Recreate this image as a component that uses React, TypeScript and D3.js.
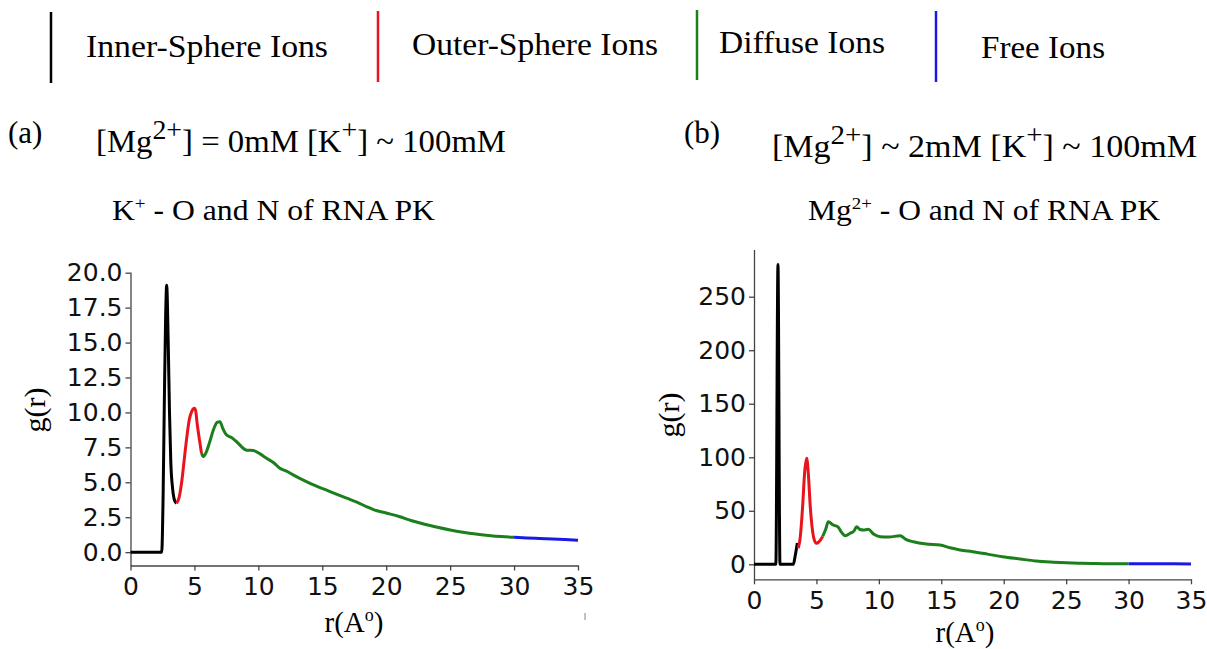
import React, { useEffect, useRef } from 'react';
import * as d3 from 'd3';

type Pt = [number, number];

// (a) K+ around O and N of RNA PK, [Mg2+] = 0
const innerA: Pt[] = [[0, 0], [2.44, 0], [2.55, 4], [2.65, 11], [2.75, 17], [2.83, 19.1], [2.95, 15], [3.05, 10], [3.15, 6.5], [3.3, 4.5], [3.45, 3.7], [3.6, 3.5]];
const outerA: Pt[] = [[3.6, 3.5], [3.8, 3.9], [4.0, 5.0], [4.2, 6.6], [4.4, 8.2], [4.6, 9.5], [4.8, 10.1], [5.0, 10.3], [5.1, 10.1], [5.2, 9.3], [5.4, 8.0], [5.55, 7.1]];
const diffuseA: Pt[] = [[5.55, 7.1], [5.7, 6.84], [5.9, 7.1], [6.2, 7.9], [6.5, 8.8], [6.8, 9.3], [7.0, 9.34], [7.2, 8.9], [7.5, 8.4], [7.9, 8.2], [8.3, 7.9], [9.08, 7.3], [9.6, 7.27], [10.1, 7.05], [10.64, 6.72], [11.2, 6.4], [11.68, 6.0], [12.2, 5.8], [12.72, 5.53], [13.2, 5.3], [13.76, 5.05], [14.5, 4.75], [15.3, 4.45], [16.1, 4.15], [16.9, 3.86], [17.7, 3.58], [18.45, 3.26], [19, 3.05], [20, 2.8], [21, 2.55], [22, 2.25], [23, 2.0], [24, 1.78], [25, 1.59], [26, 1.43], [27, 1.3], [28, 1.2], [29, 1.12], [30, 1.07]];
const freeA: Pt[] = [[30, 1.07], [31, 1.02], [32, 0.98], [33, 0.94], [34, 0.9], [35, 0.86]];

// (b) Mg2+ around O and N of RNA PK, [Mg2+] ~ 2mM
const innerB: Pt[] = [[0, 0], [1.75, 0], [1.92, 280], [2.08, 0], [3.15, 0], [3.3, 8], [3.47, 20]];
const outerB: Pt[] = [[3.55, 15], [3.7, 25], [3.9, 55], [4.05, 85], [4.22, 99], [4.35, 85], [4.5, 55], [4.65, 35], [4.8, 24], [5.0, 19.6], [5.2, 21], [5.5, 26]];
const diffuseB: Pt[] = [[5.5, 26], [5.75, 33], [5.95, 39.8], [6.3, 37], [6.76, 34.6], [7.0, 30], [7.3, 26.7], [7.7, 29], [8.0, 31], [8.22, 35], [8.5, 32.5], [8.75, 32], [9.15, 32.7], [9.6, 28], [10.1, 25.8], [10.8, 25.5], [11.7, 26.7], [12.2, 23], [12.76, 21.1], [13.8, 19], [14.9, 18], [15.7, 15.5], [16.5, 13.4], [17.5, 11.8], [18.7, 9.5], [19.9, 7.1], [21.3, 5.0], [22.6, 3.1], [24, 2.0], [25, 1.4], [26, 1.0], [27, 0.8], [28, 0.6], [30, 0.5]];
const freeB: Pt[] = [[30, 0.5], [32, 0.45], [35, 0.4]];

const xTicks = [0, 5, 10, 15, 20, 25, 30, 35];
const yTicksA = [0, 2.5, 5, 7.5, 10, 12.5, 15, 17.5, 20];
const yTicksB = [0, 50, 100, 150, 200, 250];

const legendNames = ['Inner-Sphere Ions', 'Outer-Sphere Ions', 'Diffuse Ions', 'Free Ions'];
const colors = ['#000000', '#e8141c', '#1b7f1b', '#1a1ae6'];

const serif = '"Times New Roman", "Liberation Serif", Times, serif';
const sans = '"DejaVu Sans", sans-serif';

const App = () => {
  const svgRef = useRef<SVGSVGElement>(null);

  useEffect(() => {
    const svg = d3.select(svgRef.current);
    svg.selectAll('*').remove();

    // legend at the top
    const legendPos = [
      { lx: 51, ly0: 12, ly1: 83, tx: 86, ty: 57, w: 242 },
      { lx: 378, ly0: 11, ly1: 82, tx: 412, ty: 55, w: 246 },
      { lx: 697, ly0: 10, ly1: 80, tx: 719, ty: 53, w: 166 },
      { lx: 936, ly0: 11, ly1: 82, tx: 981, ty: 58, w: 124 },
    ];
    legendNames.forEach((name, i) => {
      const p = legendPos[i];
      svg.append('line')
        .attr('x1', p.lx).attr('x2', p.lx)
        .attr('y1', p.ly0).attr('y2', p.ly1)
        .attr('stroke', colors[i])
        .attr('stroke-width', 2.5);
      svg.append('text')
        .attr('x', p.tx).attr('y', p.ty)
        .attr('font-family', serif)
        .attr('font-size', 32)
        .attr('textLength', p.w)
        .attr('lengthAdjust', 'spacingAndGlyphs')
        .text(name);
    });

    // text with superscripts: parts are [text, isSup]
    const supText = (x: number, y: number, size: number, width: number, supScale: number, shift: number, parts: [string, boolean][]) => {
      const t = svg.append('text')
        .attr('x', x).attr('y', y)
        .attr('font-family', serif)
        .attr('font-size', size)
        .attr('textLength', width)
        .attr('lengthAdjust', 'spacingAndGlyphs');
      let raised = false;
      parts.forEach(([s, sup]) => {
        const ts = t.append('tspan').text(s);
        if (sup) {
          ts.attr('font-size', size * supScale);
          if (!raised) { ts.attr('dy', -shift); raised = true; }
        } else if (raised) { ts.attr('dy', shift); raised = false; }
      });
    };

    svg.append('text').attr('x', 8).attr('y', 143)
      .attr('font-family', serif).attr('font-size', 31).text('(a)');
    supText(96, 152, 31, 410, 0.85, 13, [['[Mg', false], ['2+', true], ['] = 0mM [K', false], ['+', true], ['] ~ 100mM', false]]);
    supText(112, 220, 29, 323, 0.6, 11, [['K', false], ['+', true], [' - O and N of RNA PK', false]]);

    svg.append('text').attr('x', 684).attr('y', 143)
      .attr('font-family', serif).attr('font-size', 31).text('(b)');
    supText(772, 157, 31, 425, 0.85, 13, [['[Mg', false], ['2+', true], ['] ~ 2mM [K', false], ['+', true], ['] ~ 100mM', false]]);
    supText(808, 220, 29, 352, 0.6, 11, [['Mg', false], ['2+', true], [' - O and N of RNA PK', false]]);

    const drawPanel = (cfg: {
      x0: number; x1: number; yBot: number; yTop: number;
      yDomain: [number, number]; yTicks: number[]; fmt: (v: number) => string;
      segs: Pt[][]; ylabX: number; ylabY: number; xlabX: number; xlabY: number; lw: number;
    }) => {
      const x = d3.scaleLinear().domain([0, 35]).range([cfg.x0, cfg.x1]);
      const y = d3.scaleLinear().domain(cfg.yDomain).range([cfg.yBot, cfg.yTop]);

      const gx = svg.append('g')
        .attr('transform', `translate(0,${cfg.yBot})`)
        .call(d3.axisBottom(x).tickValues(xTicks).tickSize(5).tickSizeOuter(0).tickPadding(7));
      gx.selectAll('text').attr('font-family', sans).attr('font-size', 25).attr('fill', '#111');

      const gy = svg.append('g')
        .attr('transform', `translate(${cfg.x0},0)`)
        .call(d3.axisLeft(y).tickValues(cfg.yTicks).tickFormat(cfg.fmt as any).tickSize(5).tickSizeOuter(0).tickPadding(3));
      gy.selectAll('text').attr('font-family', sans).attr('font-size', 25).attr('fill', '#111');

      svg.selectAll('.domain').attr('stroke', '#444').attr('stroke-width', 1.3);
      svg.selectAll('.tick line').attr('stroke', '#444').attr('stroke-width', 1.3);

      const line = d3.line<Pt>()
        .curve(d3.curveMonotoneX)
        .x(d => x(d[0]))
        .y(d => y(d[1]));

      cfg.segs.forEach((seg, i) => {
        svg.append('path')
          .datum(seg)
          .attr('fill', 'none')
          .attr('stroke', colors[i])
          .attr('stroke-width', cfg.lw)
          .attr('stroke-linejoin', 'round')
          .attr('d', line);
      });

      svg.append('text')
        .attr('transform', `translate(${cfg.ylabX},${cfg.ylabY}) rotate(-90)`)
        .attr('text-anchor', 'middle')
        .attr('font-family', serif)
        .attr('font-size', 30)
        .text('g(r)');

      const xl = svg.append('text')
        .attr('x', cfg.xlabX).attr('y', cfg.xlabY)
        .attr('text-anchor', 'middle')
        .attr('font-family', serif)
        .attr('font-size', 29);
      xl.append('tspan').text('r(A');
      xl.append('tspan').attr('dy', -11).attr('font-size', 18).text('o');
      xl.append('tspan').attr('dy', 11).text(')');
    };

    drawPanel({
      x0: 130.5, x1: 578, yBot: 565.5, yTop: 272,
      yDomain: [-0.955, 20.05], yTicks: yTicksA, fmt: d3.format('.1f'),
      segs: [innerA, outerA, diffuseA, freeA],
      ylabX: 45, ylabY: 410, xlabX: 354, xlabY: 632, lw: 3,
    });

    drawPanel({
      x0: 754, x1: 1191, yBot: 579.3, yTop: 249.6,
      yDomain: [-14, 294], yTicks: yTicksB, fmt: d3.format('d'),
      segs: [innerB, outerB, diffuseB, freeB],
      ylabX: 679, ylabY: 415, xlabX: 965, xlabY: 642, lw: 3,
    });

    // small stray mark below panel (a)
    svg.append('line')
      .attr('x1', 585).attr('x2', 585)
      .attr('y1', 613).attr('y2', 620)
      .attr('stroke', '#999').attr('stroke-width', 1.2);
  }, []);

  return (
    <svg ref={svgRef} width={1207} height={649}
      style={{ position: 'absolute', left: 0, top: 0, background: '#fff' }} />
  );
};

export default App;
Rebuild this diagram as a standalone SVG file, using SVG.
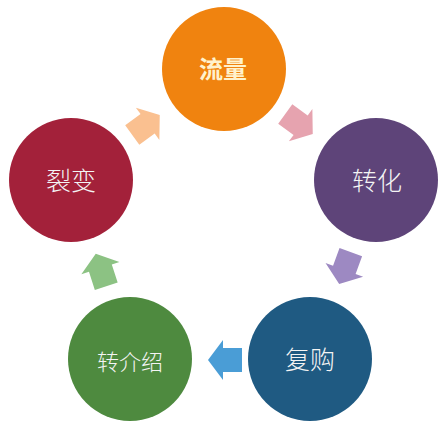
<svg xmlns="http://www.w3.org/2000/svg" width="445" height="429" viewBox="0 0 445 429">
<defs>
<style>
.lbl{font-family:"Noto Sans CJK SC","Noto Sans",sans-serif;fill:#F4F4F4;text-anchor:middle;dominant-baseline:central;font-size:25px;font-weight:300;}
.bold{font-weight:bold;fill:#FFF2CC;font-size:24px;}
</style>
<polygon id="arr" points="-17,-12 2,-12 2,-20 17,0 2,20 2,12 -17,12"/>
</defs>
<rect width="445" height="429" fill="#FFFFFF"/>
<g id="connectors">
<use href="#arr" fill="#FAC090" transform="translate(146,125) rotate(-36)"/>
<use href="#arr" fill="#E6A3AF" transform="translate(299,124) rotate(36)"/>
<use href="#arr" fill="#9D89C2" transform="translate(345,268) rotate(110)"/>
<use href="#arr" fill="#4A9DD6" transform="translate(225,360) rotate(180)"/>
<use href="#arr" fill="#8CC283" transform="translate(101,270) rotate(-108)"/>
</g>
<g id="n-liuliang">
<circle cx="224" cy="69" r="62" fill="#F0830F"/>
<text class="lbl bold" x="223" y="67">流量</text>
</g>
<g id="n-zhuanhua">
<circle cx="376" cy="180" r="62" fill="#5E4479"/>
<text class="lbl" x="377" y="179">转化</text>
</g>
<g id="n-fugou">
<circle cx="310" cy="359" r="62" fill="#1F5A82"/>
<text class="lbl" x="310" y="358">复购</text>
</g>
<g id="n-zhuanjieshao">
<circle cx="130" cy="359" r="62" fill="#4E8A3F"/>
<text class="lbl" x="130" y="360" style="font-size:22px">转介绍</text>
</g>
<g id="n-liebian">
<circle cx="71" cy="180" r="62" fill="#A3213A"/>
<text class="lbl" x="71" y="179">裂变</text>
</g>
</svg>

» Exercise aim: Repeat only what lies between the start of the data and the end of the line containing "type Pt = [number, number];", exactly, with pictures left out.

» Response to the task:
Recreate this image as a component that uses React, TypeScript and D3.js.
import React, { useEffect, useRef } from 'react';
import * as d3 from 'd3';

type Pt = [number, number];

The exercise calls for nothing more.